WHAT TO WORK ON
Give back the entire listing verbatim.

GIVEN MATERIAL
========================================
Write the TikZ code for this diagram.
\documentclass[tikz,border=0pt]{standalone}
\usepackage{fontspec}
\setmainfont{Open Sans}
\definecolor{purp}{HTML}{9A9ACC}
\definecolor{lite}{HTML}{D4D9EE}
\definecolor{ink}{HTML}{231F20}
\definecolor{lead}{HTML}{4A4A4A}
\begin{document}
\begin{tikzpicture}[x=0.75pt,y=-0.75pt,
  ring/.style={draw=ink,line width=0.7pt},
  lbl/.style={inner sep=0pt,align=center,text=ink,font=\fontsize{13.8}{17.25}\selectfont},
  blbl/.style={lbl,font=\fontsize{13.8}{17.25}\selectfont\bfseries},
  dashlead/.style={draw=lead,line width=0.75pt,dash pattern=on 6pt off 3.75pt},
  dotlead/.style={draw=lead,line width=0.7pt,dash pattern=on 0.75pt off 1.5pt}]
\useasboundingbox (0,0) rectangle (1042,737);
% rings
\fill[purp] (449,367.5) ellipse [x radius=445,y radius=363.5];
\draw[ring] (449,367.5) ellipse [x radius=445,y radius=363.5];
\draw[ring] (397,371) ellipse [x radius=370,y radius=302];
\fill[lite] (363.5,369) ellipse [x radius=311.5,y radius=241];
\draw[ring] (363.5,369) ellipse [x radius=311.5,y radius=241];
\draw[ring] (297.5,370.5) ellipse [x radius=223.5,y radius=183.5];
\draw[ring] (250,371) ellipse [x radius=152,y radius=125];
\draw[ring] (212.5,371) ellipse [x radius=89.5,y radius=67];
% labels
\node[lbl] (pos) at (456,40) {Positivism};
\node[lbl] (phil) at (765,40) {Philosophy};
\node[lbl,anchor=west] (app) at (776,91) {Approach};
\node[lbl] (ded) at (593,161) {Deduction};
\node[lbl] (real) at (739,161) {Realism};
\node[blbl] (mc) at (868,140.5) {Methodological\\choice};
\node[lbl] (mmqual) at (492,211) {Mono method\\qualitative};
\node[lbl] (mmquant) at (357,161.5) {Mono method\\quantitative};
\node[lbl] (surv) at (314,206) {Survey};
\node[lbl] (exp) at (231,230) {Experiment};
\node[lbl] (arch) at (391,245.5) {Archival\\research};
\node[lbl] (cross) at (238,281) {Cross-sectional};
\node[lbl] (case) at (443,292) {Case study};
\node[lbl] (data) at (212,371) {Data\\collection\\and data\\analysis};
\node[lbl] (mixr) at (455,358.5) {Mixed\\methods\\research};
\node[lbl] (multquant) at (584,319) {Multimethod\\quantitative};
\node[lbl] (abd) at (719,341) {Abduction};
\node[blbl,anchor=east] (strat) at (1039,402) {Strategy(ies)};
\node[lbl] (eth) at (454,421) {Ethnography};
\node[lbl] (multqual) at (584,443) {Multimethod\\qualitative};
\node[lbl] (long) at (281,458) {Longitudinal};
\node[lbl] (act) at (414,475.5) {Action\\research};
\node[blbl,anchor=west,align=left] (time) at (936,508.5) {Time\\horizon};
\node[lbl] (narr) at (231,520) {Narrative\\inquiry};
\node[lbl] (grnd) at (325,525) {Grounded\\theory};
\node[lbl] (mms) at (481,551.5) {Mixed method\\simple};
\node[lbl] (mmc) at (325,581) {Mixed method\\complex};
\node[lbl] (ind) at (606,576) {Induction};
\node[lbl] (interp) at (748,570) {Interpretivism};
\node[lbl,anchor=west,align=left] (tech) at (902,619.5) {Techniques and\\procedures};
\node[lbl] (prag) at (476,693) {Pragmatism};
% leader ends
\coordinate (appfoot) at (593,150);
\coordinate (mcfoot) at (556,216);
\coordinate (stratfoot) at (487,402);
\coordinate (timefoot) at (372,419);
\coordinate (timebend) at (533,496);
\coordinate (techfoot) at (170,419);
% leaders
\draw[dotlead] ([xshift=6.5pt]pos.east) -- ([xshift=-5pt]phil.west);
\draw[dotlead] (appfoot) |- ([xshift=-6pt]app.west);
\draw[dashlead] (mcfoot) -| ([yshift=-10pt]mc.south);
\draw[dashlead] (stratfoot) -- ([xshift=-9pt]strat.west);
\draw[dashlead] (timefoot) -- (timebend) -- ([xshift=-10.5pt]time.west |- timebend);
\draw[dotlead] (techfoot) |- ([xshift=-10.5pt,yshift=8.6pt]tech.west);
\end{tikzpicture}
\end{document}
========================================
SOLVED PROBLEM
Write the TikZ code for this diagram.
\documentclass[tikz,border=0pt]{standalone}
\usepackage{fontspec}
\setmainfont{Open Sans}
\definecolor{purp}{HTML}{9A9ACC}
\definecolor{lite}{HTML}{D4D9EE}
\definecolor{ink}{HTML}{231F20}
\definecolor{lead}{HTML}{4A4A4A}
\begin{document}
\begin{tikzpicture}[x=0.75pt,y=-0.75pt,
  ring/.style={draw=ink,line width=0.7pt},
  lbl/.style={inner sep=0pt,align=center,text=ink,font=\fontsize{13.8}{17.25}\selectfont},
  blbl/.style={lbl,font=\fontsize{13.8}{17.25}\selectfont\bfseries},
  dashlead/.style={draw=lead,line width=0.75pt,dash pattern=on 6pt off 3.75pt},
  dotlead/.style={draw=lead,line width=0.7pt,dash pattern=on 0.75pt off 1.5pt}]
\useasboundingbox (0,0) rectangle (1042,737);
% rings
\fill[purp] (449,367.5) ellipse [x radius=445,y radius=363.5];
\draw[ring] (449,367.5) ellipse [x radius=445,y radius=363.5];
\draw[ring] (397,371) ellipse [x radius=370,y radius=302];
\fill[lite] (363.5,369) ellipse [x radius=311.5,y radius=241];
\draw[ring] (363.5,369) ellipse [x radius=311.5,y radius=241];
\draw[ring] (297.5,370.5) ellipse [x radius=223.5,y radius=183.5];
\draw[ring] (250,371) ellipse [x radius=152,y radius=125];
\draw[ring] (212.5,371) ellipse [x radius=89.5,y radius=67];
% labels
\node[lbl] (pos) at (456,40) {Positivism};
\node[lbl] (phil) at (765,40) {Philosophy};
\node[lbl,anchor=west] (app) at (776,91) {Approach};
\node[lbl] (ded) at (593,161) {Deduction};
\node[lbl] (real) at (739,161) {Realism};
\node[blbl] (mc) at (868,140.5) {Methodological\\choice};
\node[lbl] (mmqual) at (492,211) {Mono method\\qualitative};
\node[lbl] (mmquant) at (357,161.5) {Mono method\\quantitative};
\node[lbl] (surv) at (314,206) {Survey};
\node[lbl] (exp) at (231,230) {Experiment};
\node[lbl] (arch) at (391,245.5) {Archival\\research};
\node[lbl] (cross) at (238,281) {Cross-sectional};
\node[lbl] (case) at (443,292) {Case study};
\node[lbl] (data) at (212,371) {Data\\collection\\and data\\analysis};
\node[lbl] (mixr) at (455,358.5) {Mixed\\methods\\research};
\node[lbl] (multquant) at (584,319) {Multimethod\\quantitative};
\node[lbl] (abd) at (719,341) {Abduction};
\node[blbl,anchor=east] (strat) at (1039,402) {Strategy(ies)};
\node[lbl] (eth) at (454,421) {Ethnography};
\node[lbl] (multqual) at (584,443) {Multimethod\\qualitative};
\node[lbl] (long) at (281,458) {Longitudinal};
\node[lbl] (act) at (414,475.5) {Action\\research};
\node[blbl,anchor=west,align=left] (time) at (936,508.5) {Time\\horizon};
\node[lbl] (narr) at (231,520) {Narrative\\inquiry};
\node[lbl] (grnd) at (325,525) {Grounded\\theory};
\node[lbl] (mms) at (481,551.5) {Mixed method\\simple};
\node[lbl] (mmc) at (325,581) {Mixed method\\complex};
\node[lbl] (ind) at (606,576) {Induction};
\node[lbl] (interp) at (748,570) {Interpretivism};
\node[lbl,anchor=west,align=left] (tech) at (902,619.5) {Techniques and\\procedures};
\node[lbl] (prag) at (476,693) {Pragmatism};
% leader ends
\coordinate (appfoot) at (593,150);
\coordinate (mcfoot) at (556,216);
\coordinate (stratfoot) at (487,402);
\coordinate (timefoot) at (372,419);
\coordinate (timebend) at (533,496);
\coordinate (techfoot) at (170,419);
% leaders
\draw[dotlead] ([xshift=6.5pt]pos.east) -- ([xshift=-5pt]phil.west);
\draw[dotlead] (appfoot) |- ([xshift=-6pt]app.west);
\draw[dashlead] (mcfoot) -| ([yshift=-10pt]mc.south);
\draw[dashlead] (stratfoot) -- ([xshift=-9pt]strat.west);
\draw[dashlead] (timefoot) -- (timebend) -- ([xshift=-10.5pt]time.west |- timebend);
\draw[dotlead] (techfoot) |- ([xshift=-10.5pt,yshift=8.6pt]tech.west);
\end{tikzpicture}
\end{document}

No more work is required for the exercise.